At Christmas 1894, she was brought together by chance with the Czech artist Alfons Mucha, who was in Lemercier's lithographic workshop in Paris at the time she was commissioning a poster for a new play by Gismond. Mucha depicted her as a noble Byzantine princess with a palm leaf and a golden halo; the poster was over two metres long and three-quarters of a metre wide and became a Parisian sensation, with 4,000 printed. Mucha then worked for Sarah for the next six years, portraying her as the Lady with Camellias in 1896. This work is considered one of the highlights of Art Nouveau printmaking, as are Mucha's other posters for plays such as Lorenzaccio and Médea. In addition, he designed jewellery for it, made by the famous Parisian jeweller Georges Fouquet.
In 1906 Sarah was appointed professor at the Paris Conservatoire and in 1914 she received a present for her seventieth birthday - the Legion of Honour.

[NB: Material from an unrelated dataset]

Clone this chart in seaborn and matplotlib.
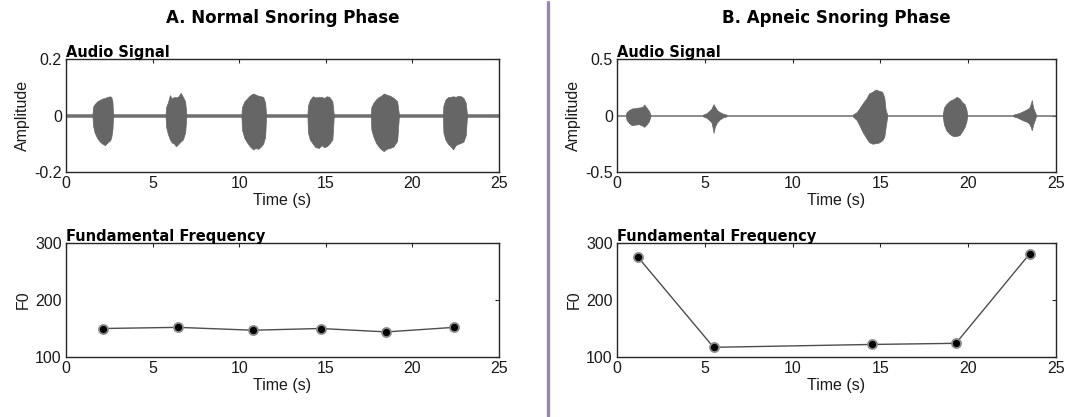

At the same time, however, doctors had to amputate her right leg due to inflammation in her already injured knee. Even after that she continued to play sitting up, but refused a prosthesis. During the First World War she performed for French soldiers in tents, barns and infirmaries on improvised stages.
In addition to the theatre, she was also active as a writer, in 1907 she wrote the memoir My Double Life, translated several plays and also painted and sculpted. She made her first film appearance in 1900 in a two-minute silent film about Hamlet, which premiered at the World Exhibition in Paris. After this experience she took a negative attitude towards filmmaking, but she still starred in Tosca in 1909 and three years later in The Loves of Queen Elizabeth.
She died of kidney failure on 26 March 1923 and was accompanied by almost the whole of Paris on her last journey to Père Lachaise cemetery.